Belfast Telegraph

Nicolas Roche's Giro d'Italia Diary: After long days and motorbikes I'm ready to rest

I'd a long day in the break on Saturday, so I was pretty tired yesterday morning, but luckily enough we had a flat start, even if it was very fast.

It was so fast that when my team-mate Rafal Majka got something caught in his gears we didn't risk stopping until the breakaway formed and things calmed down a bit in the bunch.

Eventually we chanced it and myself and Pawel Poljanski stopped with Rafal. Our mechanic hopped out of the car and managed to free up the gears, but as he was doing so, we got news on the radio that there were more attacks so we spent about 8km chasing back through the cavalcade before regaining contact with the back of the peloton.

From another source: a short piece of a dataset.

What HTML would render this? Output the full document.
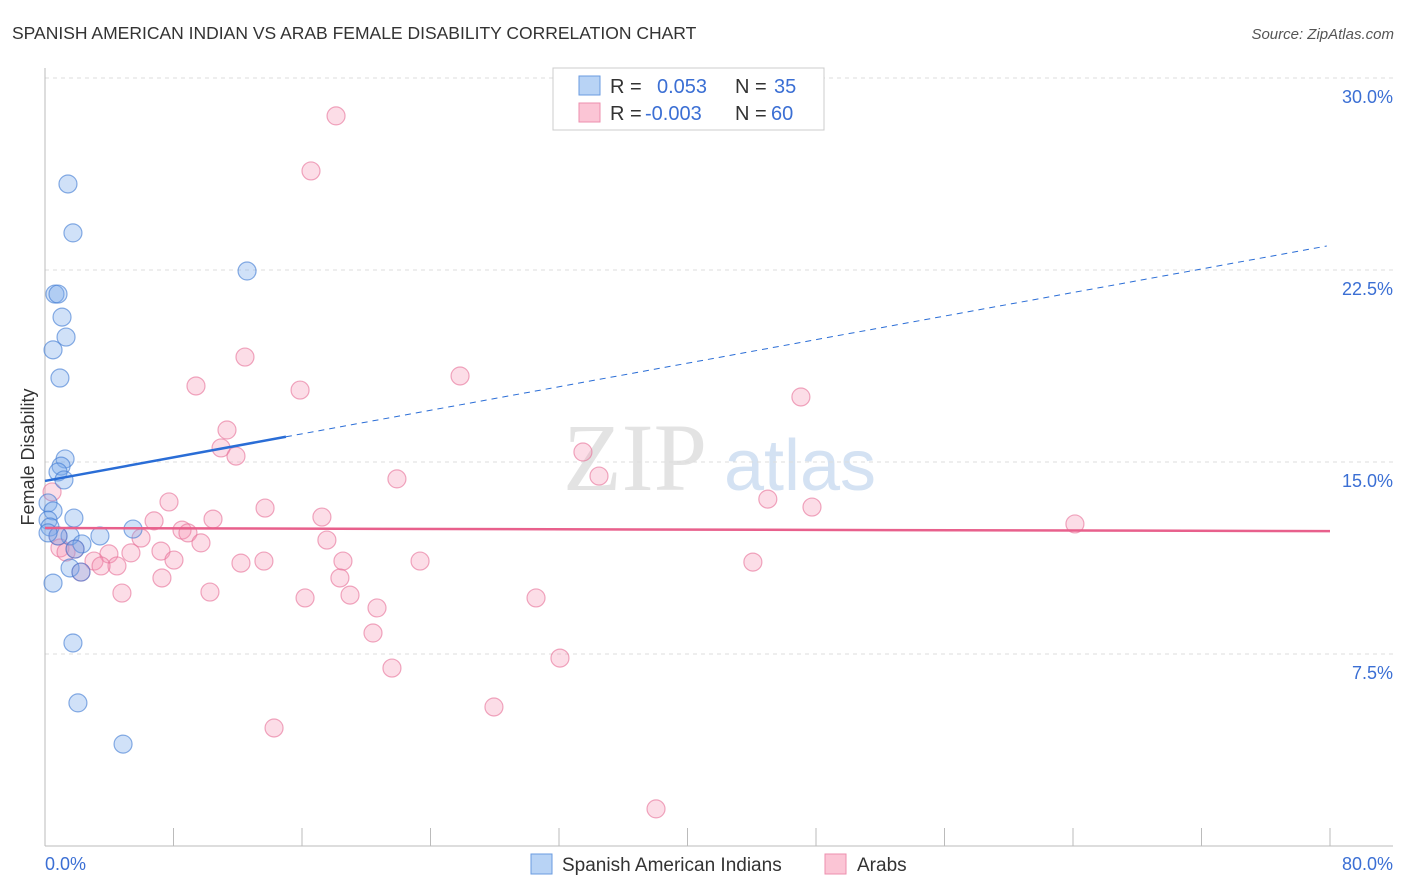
<!DOCTYPE html>
<html><head><meta charset="utf-8"><style>
body{margin:0;background:#fff;font-family:"Liberation Sans",sans-serif;}
svg{display:block}
</style></head><body>
<svg id="chart" width="1406" height="892" xmlns="http://www.w3.org/2000/svg">
<text x="12" y="39" font-size="17.5" fill="#333">SPANISH AMERICAN INDIAN VS ARAB FEMALE DISABILITY CORRELATION CHART</text>
<text x="1394" y="39" font-size="15" fill="#555" text-anchor="end" font-style="italic">Source: ZipAtlas.com</text>
<g>
<text x="635" y="490" font-size="96" fill="#e3e3e3" text-anchor="middle" font-family="Liberation Serif,serif">ZIP</text>
<text x="800" y="490" font-size="72" fill="#d4e2f3" text-anchor="middle">atlas</text>
</g>
<g id="grid"></g>
<g id="axes"></g>
<g id="pts"></g>
<g id="trend"></g>
<g>
<rect x="553" y="68" width="271" height="62" fill="#fff" stroke="#ccc"/>
<rect x="579" y="76" width="21" height="19" fill="#b8d3f5" stroke="#6a9be0"/>
<rect x="579" y="103" width="21" height="19" fill="#fbc5d5" stroke="#ec8fae"/>
<text x="610" y="93" font-size="20" fill="#333">R = </text><text x="657" y="93" font-size="20" fill="#3b6fd4">0.053</text>
<text x="735" y="93" font-size="20" fill="#333">N = </text><text x="774" y="93" font-size="20" fill="#3b6fd4">35</text>
<text x="610" y="120" font-size="20" fill="#333">R = </text><text x="645" y="120" font-size="20" fill="#3b6fd4">-0.003</text>
<text x="735" y="120" font-size="20" fill="#333">N = </text><text x="771" y="120" font-size="20" fill="#3b6fd4">60</text>
</g>
<g>
<rect x="531" y="854" width="21" height="20" fill="#b8d3f5" stroke="#6a9be0"/>
<text x="562" y="871" font-size="19" fill="#333">Spanish American Indians</text>
<rect x="825" y="854" width="21" height="20" fill="#fbc5d5" stroke="#ec8fae"/>
<text x="857" y="871" font-size="19" fill="#333">Arabs</text>
</g>
<text transform="translate(34,457) rotate(-90)" font-size="18" fill="#333" text-anchor="middle">Female Disability</text>
</svg>
<script>
const yTicks=[7.5,15,22.5,30];
const yTickLabels=["7.5%","15.0%","22.5%","30.0%"];
const xTickLabels=["0.0%","80.0%"];
const blueX=[1.43,1.74,12.58,0.62,0.81,1.06,1.31,0.5,0.93,1.25,1.0,0.81,1.18,0.19,0.5,0.19,0.31,1.8,5.48,1.56,0.81,3.42,2.3,1.87,1.56,2.24,0.5,1.74,2.05,4.86,0.19];
const blueY=[25.86,23.95,22.46,21.56,21.56,20.66,19.88,19.38,18.28,15.12,14.84,14.61,14.3,13.4,13.09,12.73,12.46,12.81,12.38,12.11,12.11,12.11,11.8,11.6,10.86,10.7,10.27,7.93,5.59,3.98,12.23];
const pinkX=[18.12,16.56,12.45,9.4,15.88,25.84,47.06,11.33,10.96,11.89,33.49,21.91,34.49,45.0,47.75,7.72,13.7,6.79,10.46,17.24,64.12,8.53,8.9,5.98,9.71,17.55,0.81,0.93,1.31,1.87,3.98,5.35,7.22,3.05,4.48,3.49,8.03,12.2,13.63,18.55,23.35,44.07,2.24,7.28,18.36,4.79,10.27,16.19,18.99,30.57,20.67,20.42,32.06,21.6,27.95,14.26,38.04,0.44];
const pinkY=[28.52,26.37,19.1,17.97,17.81,18.36,17.54,16.25,15.55,15.23,15.39,14.34,14.45,13.55,13.24,13.44,13.2,12.7,12.77,12.85,12.58,12.34,12.23,12.03,11.84,11.95,12.11,11.64,11.48,11.6,11.41,11.45,11.52,11.13,10.94,10.94,11.17,11.05,11.13,11.13,11.13,11.09,10.7,10.47,10.47,9.88,9.92,9.69,9.8,9.69,9.3,8.32,7.34,6.95,5.43,4.61,1.45,13.83];
const blueTrend=[14.26,0.115];
const pinkTrend=[12.42,-0.0015];
const X0=45,X1=1330,Y0=846;
const sx=v=>X0+(v/80)*(X1-X0);
const sy=v=>Y0-v*25.6;
const NS="http://www.w3.org/2000/svg";
function mk(t,a,p){const e=document.createElementNS(NS,t);for(const k in a)e.setAttribute(k,a[k]);p.appendChild(e);return e;}
const grid=document.getElementById('grid'),axes=document.getElementById('axes'),pts=document.getElementById('pts'),tr=document.getElementById('trend');
yTicks.forEach((v,i)=>{
 const l=mk('line',{x1:X0,x2:1393,y1:sy(v),y2:sy(v),stroke:'#ddd','stroke-dasharray':'4,4'},grid);
 
 
 const t=mk('text',{x:1393,y:sy(v)+25,'font-size':18,fill:'#3b6fd4','text-anchor':'end'},axes);
 t.textContent=yTickLabels[i];
 
 
});
let a=mk('line',{x1:X0,x2:X0,y1:68,y2:Y0,stroke:'#bbb'},axes);


a=mk('line',{x1:X0,x2:1393,y1:Y0,y2:Y0,stroke:'#bbb'},axes);


for(let i=0;i<=10;i++){const t=mk('line',{x1:sx(i*8),x2:sx(i*8),y1:Y0,y2:Y0-18,stroke:'#bbb'},axes);
 
 }
[[0,'start',X0],[1,'end',1393]].forEach(([i,an,x])=>{const t=mk('text',{x:x,y:870,'font-size':18,fill:'#3b6fd4','text-anchor':an},axes);t.textContent=xTickLabels[i];
 
 });
pinkX.forEach((x,i)=>{const c=mk('circle',{cx:sx(x),cy:sy(pinkY[i]),r:9,fill:'rgba(244,143,177,0.3)',stroke:'rgba(230,110,150,0.6)','stroke-width':1.2},pts);
 
 });
blueX.forEach((x,i)=>{const c=mk('circle',{cx:sx(x),cy:sy(blueY[i]),r:9,fill:'rgba(120,170,235,0.35)',stroke:'rgba(60,120,210,0.6)','stroke-width':1.2},pts);
 
 });
let l=mk('line',{x1:sx(0),y1:sy(blueTrend[0]),x2:sx(15),y2:sy(blueTrend[0]+blueTrend[1]*15),stroke:'#2a6dd6','stroke-width':2.5},tr);


l=mk('line',{x1:sx(15),y1:sy(blueTrend[0]+blueTrend[1]*15),x2:sx(79.8),y2:sy(blueTrend[0]+blueTrend[1]*79.8),stroke:'#2a6dd6','stroke-width':1,'stroke-dasharray':'6,5'},tr);


l=mk('line',{x1:sx(0),y1:sy(pinkTrend[0]),x2:sx(80),y2:sy(pinkTrend[0]+pinkTrend[1]*80),stroke:'#e8608c','stroke-width':2.5},tr);


</script>
</body></html>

Although the break got eight minutes at one point, it started to come down as we approached the 19km first category finishing climb and we were in one long line for the last 40km or so with the TV motorbike playing Moto GP on the front of the bunch again.

My job was to hang in as long as possible just in case something happened to Rafal, but after Saturday's efforts my legs went with 12km to go and I had to ride to the top at my own tempo.

Rafal held onto his third place overall, but lost almost a minute to stage winner Fabio Aru of Astana who is now just 34 seconds back in fourth.

Afterwards I heard that Philip (Deignan of Team Sky) attacked the group with 10km to go and almost pulled off the stage win. It's great to see him back to his best and hopefully we will both get another chance to do something in the mountains next week.

When I crossed the line the Italian TV station RAI, who produce the Giro coverage, were waiting on me as I had a go at their motorbike driver during the stage.

Every day the motorbike has been sitting too close to the riders and with the front few getting shelter behind it, the speed can go up by 10kph, which is neither fair to the peloton or the breakaways.

If you're the one tucked in behind it at the front you get a lot of shelter, but the slipstreaming benefit diminishes just a few riders back so the whole peloton are struggling to hold the wheels and I just got really annoyed with him.

"Every day is the same," I told him. "It's not fair to the guys who are in the breakaway. You can't just pull the bunch back up to them."

Although I speak English, French and Italian, when he swore and told me and go home, most of what came out of my mouth after that can only be described as bad language.

My team had nobody in the break, but the front group lost two minutes in about 15km because we were doing 70kph behind the motorbike. It wasn't fair to the teams that had riders up the road and it's been going on for weeks.

On Saturday one of the TV motorbikes hit a marshal during the stage and we heard he's in an induced coma. In the end they had to go live to something else, which was probably just as well for both of us.

It's funny, every year I say I hate the rest days on Grand Tours, but on this Giro I've been looking forward to every one and I could hardly wait until today came round.